The many facets of Nick Cannon.

It’s crazy to think of the wide range of talent that you’ve had come through the show over the years. You recently released a very dope song and video called “Motivation,” which features your great-grandmother and a bunch of other beautiful elderly women talking and sharing things about their lives. What was the inspiration behind that?

Powerful women who all had something to say. That’s our history, that’s the definition of true beauty right there. And especially to be a black woman — when you understand how demoralized, how downtrodden black women have been in this country, that they really have been put at the bottom of the totem pole — to know they embraced their inner queendom and persevered through all that.

You seem like you’re in a very calm, positive, spiritual and peaceful mind-set. You’ve been rocking the crowns on your head for quite a while now. Will we see more of what you’re experiencing spiritually through your art? What are some of the things you’re over there cooking up?

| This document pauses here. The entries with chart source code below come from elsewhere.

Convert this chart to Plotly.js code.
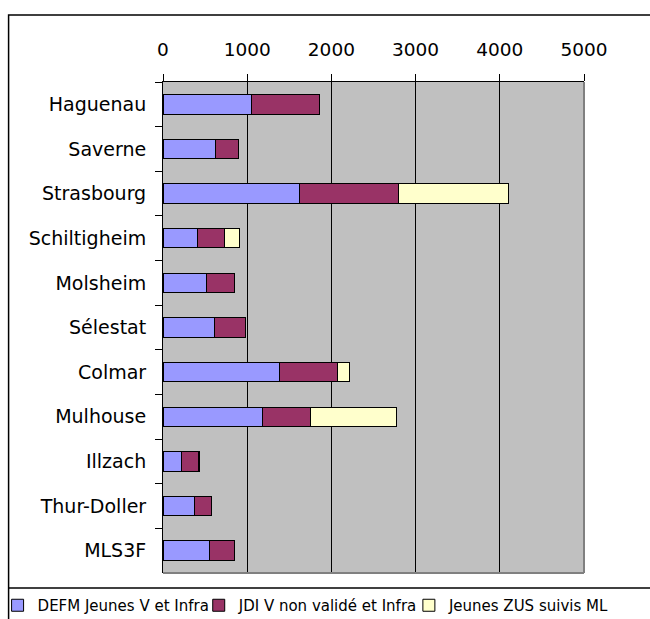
<!DOCTYPE html>
<html>
<head>
<meta charset="utf-8">
<script src="https://cdn.plot.ly/plotly-3.0.1.min.js"></script>
<style>html,body{margin:0;padding:0;background:#fff;}#chart{width:650px;height:619px;}</style>
</head>
<body>
<div id="chart"></div>
<script>
var categories = ["Haguenau", "Saverne", "Strasbourg", "Schiltigheim", "Molsheim", "Sélestat", "Colmar", "Mulhouse", "Illzach", "Thur-Doller", "MLS3F"];
var defm = [1050, 626, 1625, 412, 519, 606, 1387, 1177, 219, 377, 555];
var jdi = [809, 270, 1172, 318, 325, 377, 681, 575, 197, 198, 289];
var zus = [0, 0, 1303, 182, 0, 0, 147, 1017, 15, 0, 0];
var seriesNames = ["DEFM Jeunes V et Infra", "JDI V non validé et Infra", "Jeunes ZUS suivis ML"];
var seriesColors = ["#9999FF", "#993366", "#FFFFCC"];
var xTicks = [0, 1000, 2000, 3000, 4000, 5000];

var legendIds = ["legend", "legend2", "legend3"];
var seriesValues = [defm, jdi, zus];
var data = seriesValues.map(function (vals, i) {
  return {
    type: "bar",
    orientation: "h",
    name: seriesNames[i],
    legend: legendIds[i],
    y: categories,
    x: vals,
    marker: { color: seriesColors[i], line: { color: "#000000", width: 1 } },
    hoverinfo: "x+y+name"
  };
});

function px2x(X) { return (X - 163.3) / 420.7; }
function px2y(Y) { return (573 - Y) / 491; }

function legendAt(X) {
  return {
    orientation: "h",
    x: px2x(X),
    xanchor: "left",
    y: px2y(589),
    yanchor: "top",
    font: { family: "DejaVu Sans, Arial, sans-serif", size: 15 },
    bgcolor: "rgba(0,0,0,0)",
    itemwidth: 30
  };
}

var layout = {
  width: 650,
  height: 619,
  margin: { l: 163, r: 66, t: 82, b: 46, pad: 0, autoexpand: false },
  paper_bgcolor: "#FFFFFF",
  plot_bgcolor: "#C0C0C0",
  barmode: "stack",
  bargap: 0.565,
  font: { family: "DejaVu Sans, Arial, sans-serif", color: "#000000", size: 18 },
  xaxis: {
    side: "top",
    range: [0, 5000],
    tickvals: xTicks,
    ticktext: xTicks.map(String),
    ticks: "outside",
    ticklen: 7,
    tickcolor: "#000000",
    tickwidth: 1,
    ticklabelstandoff: 11,
    showgrid: true,
    gridcolor: "#000000",
    gridwidth: 1,
    showline: true,
    linecolor: "#000000",
    linewidth: 1,
    zeroline: false,
    fixedrange: true,
    tickfont: { family: "DejaVu Sans, Arial, sans-serif", size: 18.5 }
  },
  yaxis: {
    type: "category",
    categoryorder: "array",
    categoryarray: categories,
    autorange: "reversed",
    ticks: "outside",
    tickson: "boundaries",
    ticklen: 7,
    tickcolor: "#000000",
    ticklabelstandoff: 12,
    showgrid: false,
    showline: true,
    linecolor: "#000000",
    linewidth: 1,
    zeroline: false,
    fixedrange: true,
    tickfont: { family: "DejaVu Sans, Arial, sans-serif", size: 19 }
  },
  showlegend: true,
  legend: legendAt(-2),
  legend2: legendAt(199),
  legend3: legendAt(409),
  shapes: [
    { type: "line", xref: "paper", yref: "paper", x0: 1, x1: 1, y0: 0, y1: 1, line: { color: "#808080", width: 2 } },
    { type: "line", xref: "paper", yref: "paper", x0: 0, x1: 1, y0: 0, y1: 0, line: { color: "#808080", width: 2 } },
    { type: "rect", xref: "paper", yref: "paper", x0: px2x(9), x1: px2x(660), y0: px2y(15), y1: px2y(630), line: { color: "#000000", width: 1.5 }, fillcolor: "rgba(0,0,0,0)" },
    { type: "line", xref: "paper", yref: "paper", x0: px2x(9), x1: px2x(660), y0: px2y(588), y1: px2y(588), line: { color: "#000000", width: 1.5 } }
  ]
};

Plotly.newPlot("chart", data, layout, { displayModeBar: false, staticPlot: true });
</script>
</body>
</html>
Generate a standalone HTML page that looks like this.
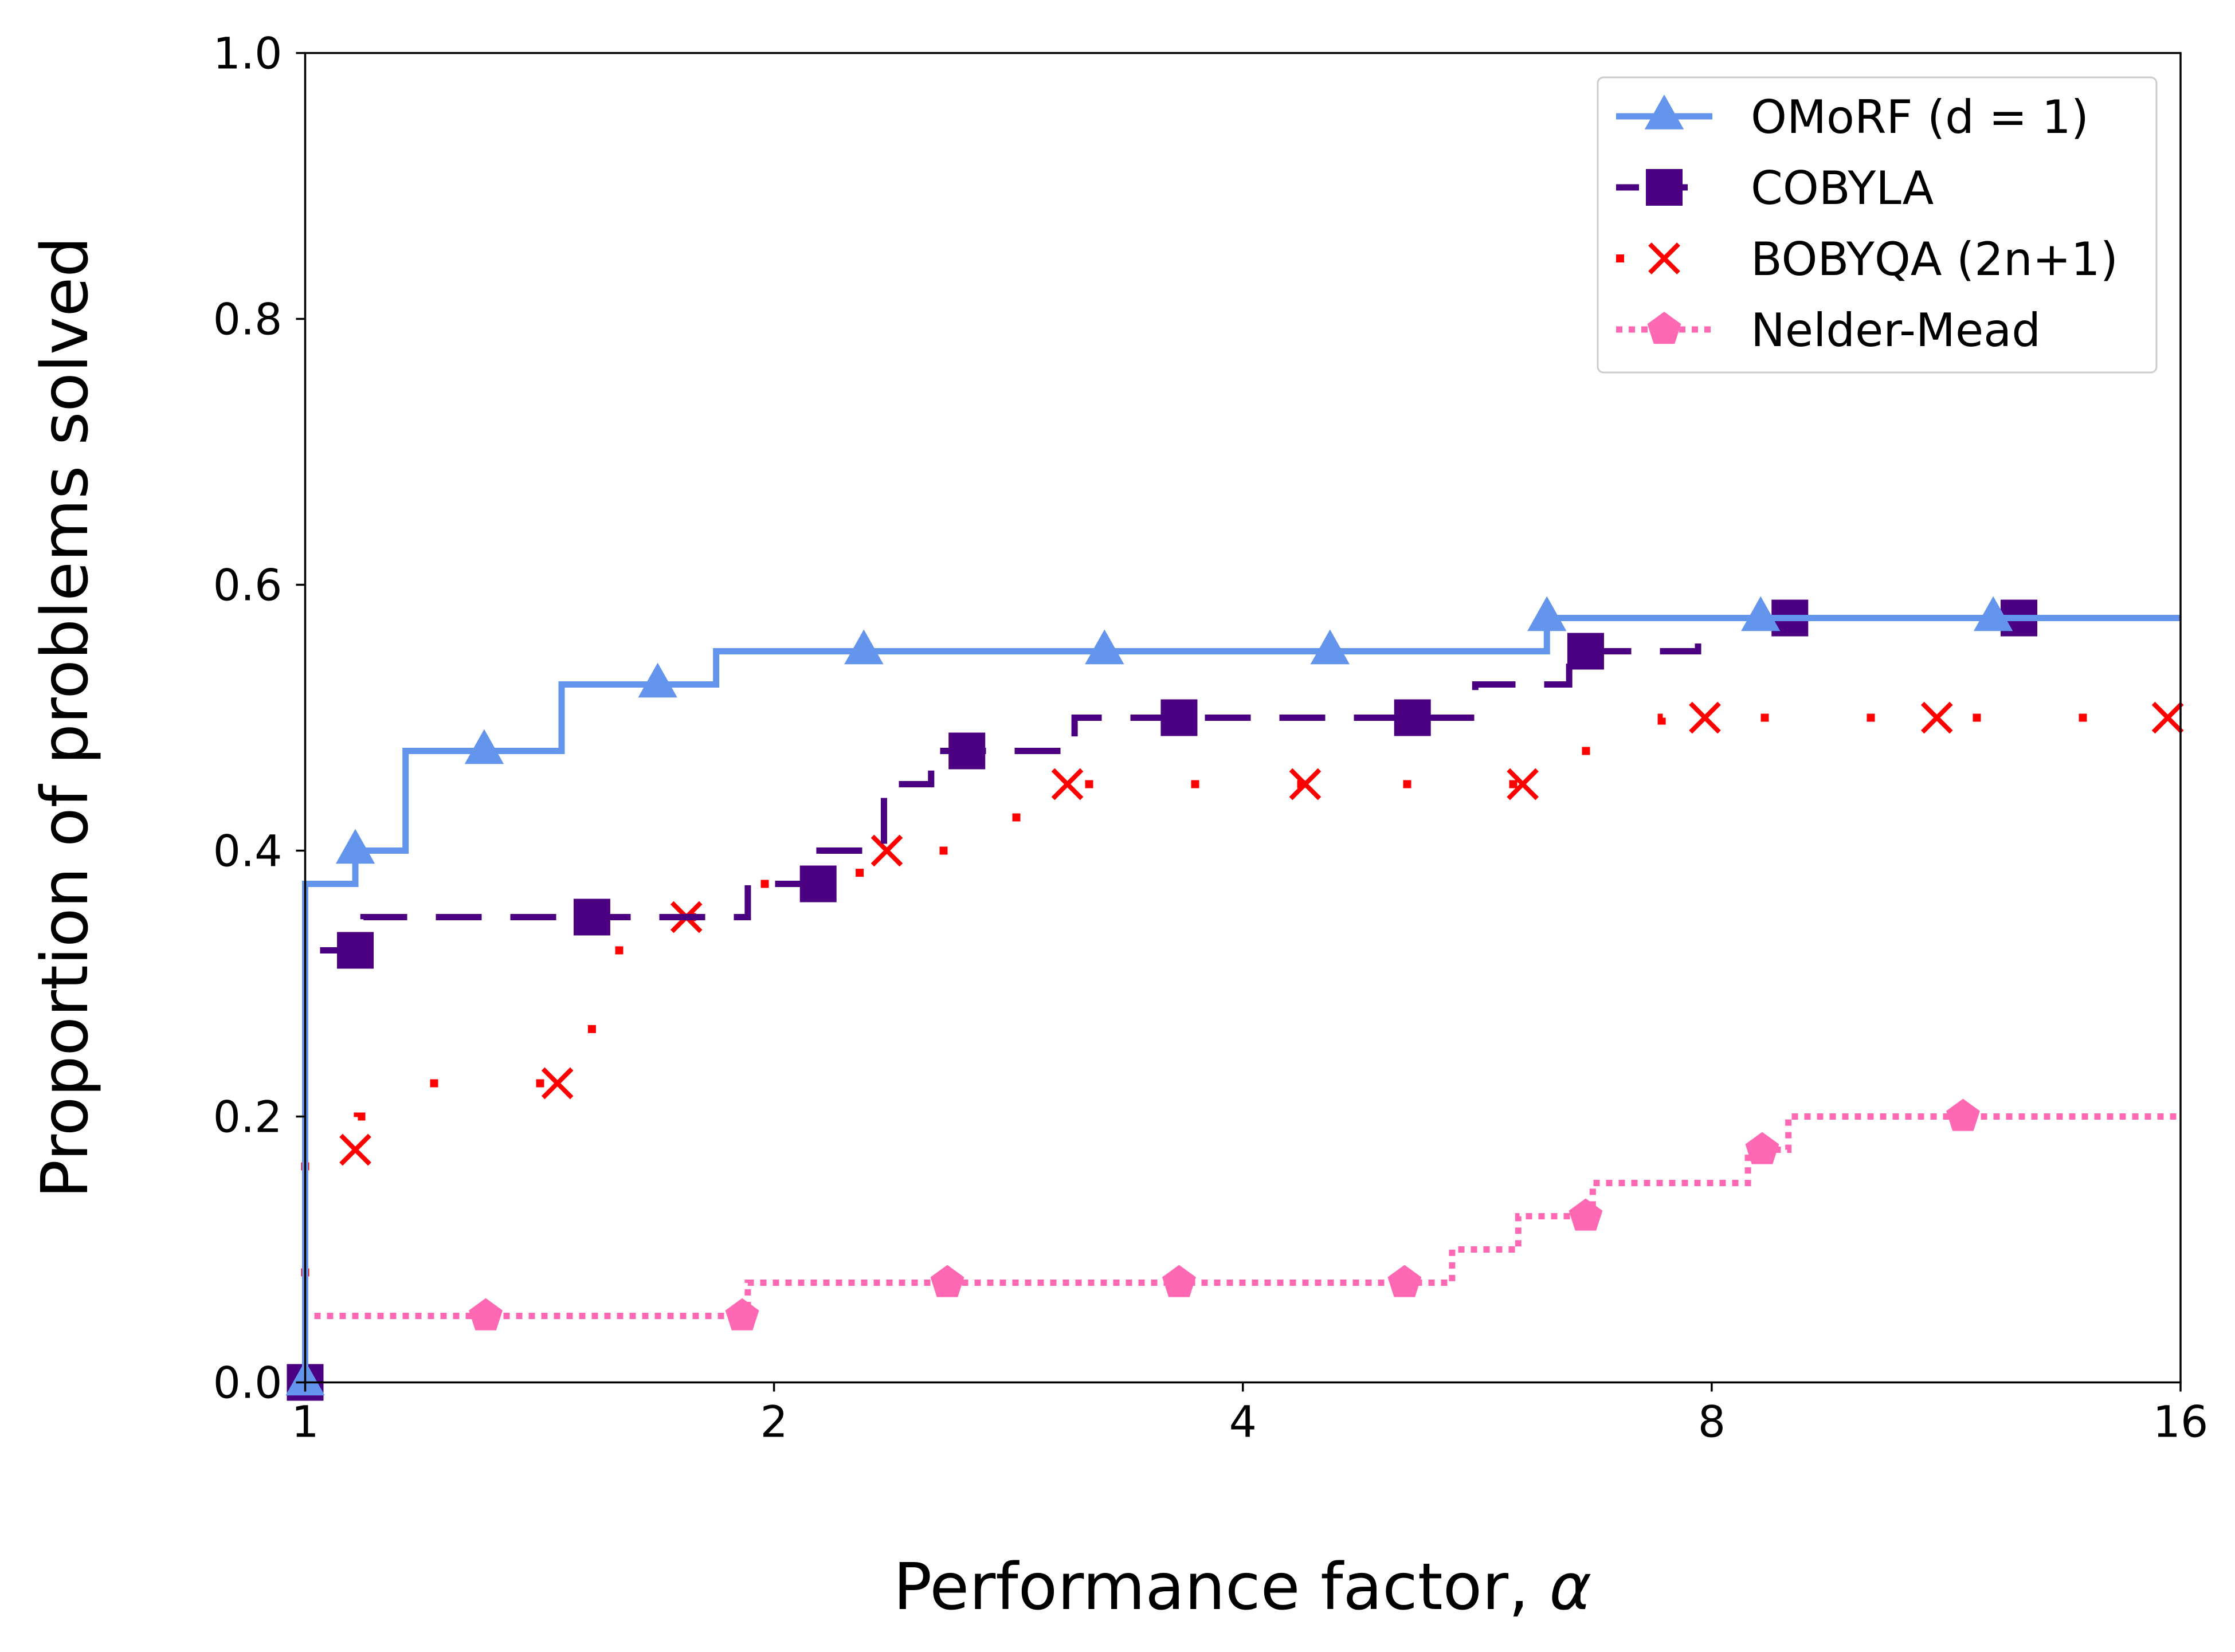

Ultimately, it’s about controlling our narrative and understanding [that you can’t] let the media manipulate you, you’ve got to understand how to manipulate the media. I feel like our community is underserved, especially when it comes to sharing and telling our stories. And when I say stories, I’m not just talking about movies and books and stuff; I’m talking about really controlling our narrative of who we are. And that’s where I feel like it’s my job and my duty to tap into the community, because specifically as young black men, we’ve been demoralized in such a way that we don’t believe that we’re great, we don’t believe that we come from kings. We’re happy being savages and thugs. We embrace it as opposed to changing that narrative. We’ve got to recondition the mind-set to be like we’re more than that. They told us that we were these things, and we’ve accepted it and we’ve excelled in that, but imagine if we were told we were kings and that we were rulers, and that our legacy is to be the dominant force — I think we would be in such a different place.

Any efforts that are genuinely about moving the culture forward, I’m down to support 100%.